Providing Solutions to Common Technical
Problems
Clustering Similar Patterns in High
Dimensional Noisy Raw Data
Any particular pattern could have a large number of
descriptive attributes (i.e. dimensions). In the PMT Demo example, each
of the 100 digits in the pattern could represent the status of a
specific attribute that could define 10 to the 100th possible patterns .
Using conventional methods, the computation time to cluster similar
patterns grows rapidly (exponentially) with the number of the
dimensions. This is a common clustering or pattern search problem and
named more than 50 years ago as "The curse of dimensionality".
PMT solves this problem. PMT clusters similar patterns simply by
sampling them. It does not directly compare any one pattern to another
and does not store them. Given a larger dimension pattern PMT simply
samples more points. As a result PMT performance is largely independent
of pattern dimensionality.
Real Time Tracking of Movement in Video
Images
The common problem is to find a set of points in
one image frame that can be identified as the same points in another
frame, even though the two images are somewhat different between
different camera views or between sequential frames from the same
camera. This problem has existed since video has existed and as a result
has been given the name; "The Correspondence Problem".
PMT Solution:
Distribute an overlapping grid of 10X10 pixel sub
images over a given region of a video frame. PMT is processes each sub
image and the coordinates of its current grid location is stored at the
memory locations generated. The sub images in this frame are the
training set. With movement in the image, subsequent frames will have
some of the same 10X10 sub images (with some distortion) displaced to a
different grid position. The grid is again processed with PMT and any of
the same displaced sub images will be recognized and provide the grid
coordinates of where it was in the previous frame. New unrecognized sub
images are assigned their current grid coordinates. Sub images
recognized with the same grid position as its current position have not
moved. The process continues at speeds of more than 250,000 sub images
per second to track objects or background movement. PMT's simplicity and
performance opens the potential to build optical flow cameras that are
critical to motion visual guidance solutions.

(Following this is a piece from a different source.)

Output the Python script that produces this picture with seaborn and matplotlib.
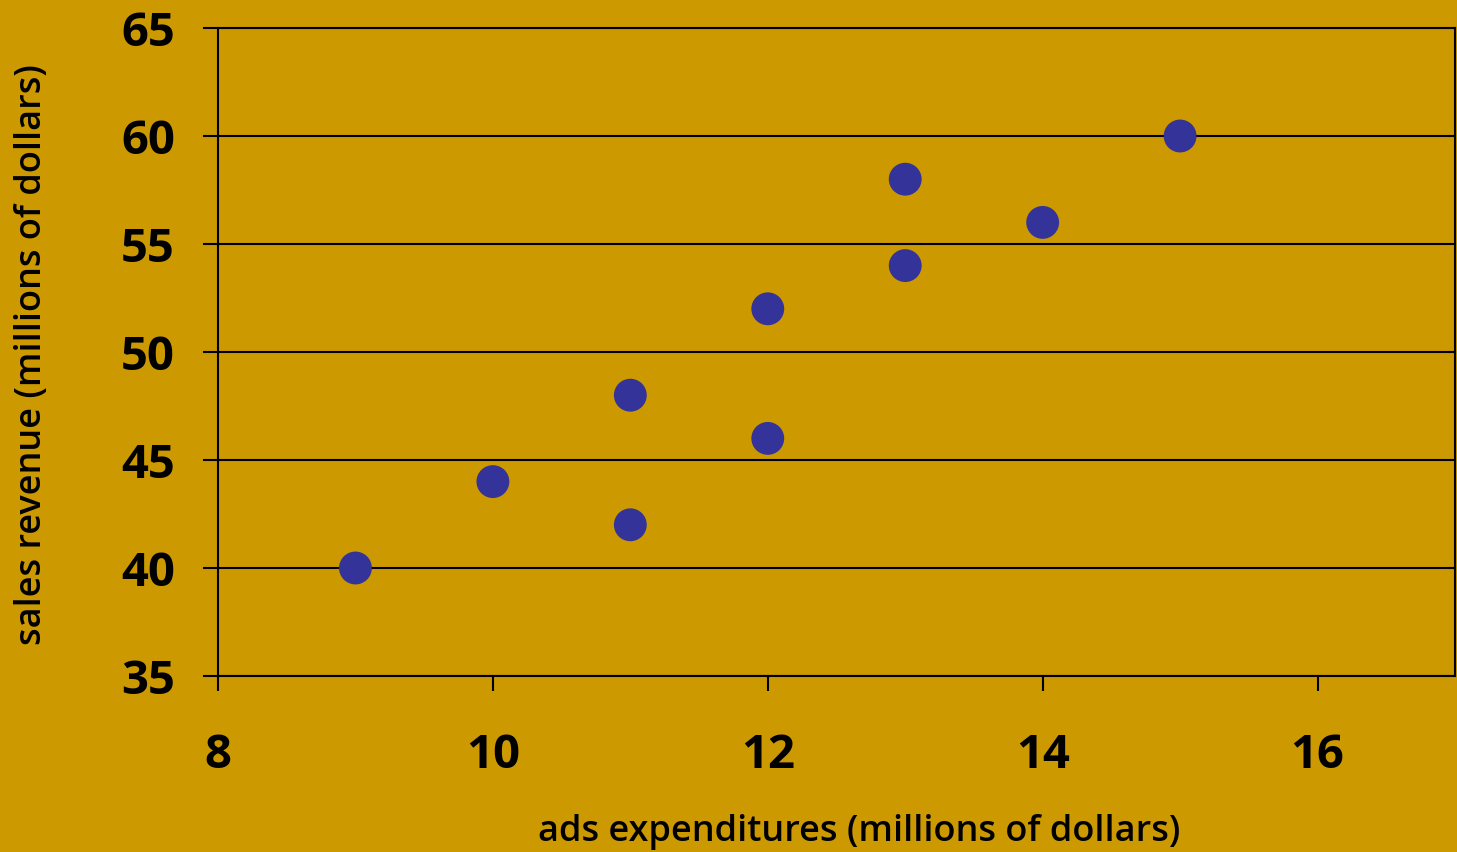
import matplotlib
matplotlib.use("Agg")
import matplotlib.pyplot as plt
import seaborn as sns
import pandas as pd

ads = [9, 10, 11, 11, 12, 12, 13, 13, 14, 15]
sales = [40, 44, 42, 48, 46, 52, 54, 58, 56, 60]
x_ticks = [8, 10, 12, 14, 16]
y_ticks = [35, 40, 45, 50, 55, 60, 65]

df = pd.DataFrame({"ads": ads, "sales": sales})

sns.set_theme(style="white")
bg = "#CC9900"
fig = plt.figure(figsize=(14.57, 8.52), dpi=100, facecolor=bg)
ax = fig.add_axes([218/1457, 1 - 676/852, (1455-218)/1457, (676-28)/852])
ax.set_facecolor(bg)

sns.scatterplot(data=df, x="ads", y="sales", ax=ax, s=560, color="#333399",
                edgecolor="none", zorder=3)

ax.set_xlim(8, 17)
ax.set_ylim(35, 65)
ax.set_xticks(x_ticks)
ax.set_yticks(y_ticks)
for y in y_ticks:
    ax.axhline(y, color="black", lw=1.5, zorder=1)

for s in ax.spines.values():
    s.set_color("black")
    s.set_linewidth(1.5)
    s.set_visible(True)

ax.tick_params(axis="both", direction="out", length=11, width=1.5, color="black",
               bottom=True, left=True)
ax.tick_params(axis="x", pad=29)
ax.tick_params(axis="y", pad=20)
for lab in ax.get_xticklabels() + ax.get_yticklabels():
    lab.set_fontfamily("Open Sans")
    lab.set_fontweight("bold")
    lab.set_fontsize(34)
    lab.set_color("black")

ax.set_xlabel("ads expenditures (millions of dollars)", fontsize=26, family="Open Sans",
              fontweight="semibold", color="black")
ax.set_ylabel("sales revenue (millions of dollars)", fontsize=26, family="Open Sans",
              fontweight="semibold", color="black")
ax.xaxis.set_label_coords((859-218)/(1455-218), -(832-676)/648)
ax.yaxis.set_label_coords(-(218-32)/1237, (676-355)/648)
ax.xaxis.label.set_va("center")
ax.yaxis.label.set_va("center")

fig.savefig("out.png", dpi=100, facecolor=bg)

Real Time Signal Processing Using Vector
Quantization
Vector Quantization is commonly used in Signal Processing for
compression and recognition. The problem is building the codebook which
identifies a single pattern that represents each similar cluster. This
process is slow and restricted by the technical problems above. PMT can
build the codebook in real time simply by sampling the patterns. It can
also update the codebook with any new clusters as they occur.
Hierarchical Machine Learning
Pattern Integration in Time
Continuous speech recognition is an example of using PMT for
hierarchical machine learning in time. First, speech sounds are
preprocessed and represented as a spatial frequency map similar to the
cochlear of our ear. PMT monitors the continuous speech patterns in
real time as clusters are identified that represent the basic sounds of
the language (e.g. phones). The clusters emerge because the phones occur
more frequently and because they present more stable patterns in time
separated by plosives. The process generates a continuous stream of IDs
which is also a pattern consisting of a stream of numbers. A second
level PMT process the ID stream and identifies clusters of sounds at a
higher level (e.g. phonemes) and produces another ID stream. Ultimately,
in a supervised learning mode, higher level clusters (phrases) are
assigned meaning. This process occurs automatically in real time simply
by monitoring continuous speech and its success relies only on the
existence of similar clusters. No patterns are stored, no patterns are
directly compared, and no complex mathematical representations of speech
are needed. Cluster IDs become the common processing language.
Spatial Pattern Integration
The above example relates to building higher level clusters in time
(temporal integration). Cluster ID,s can also be integrated
simultaneously from multiple real time sensors of different types (e.g.
visual and audio). Or, equivalently from different regions of a single
very high dimensional pattern (an entire image). Again, cluster IDs
become the common processing language throughout the hierarchy and
independent from the pattern source.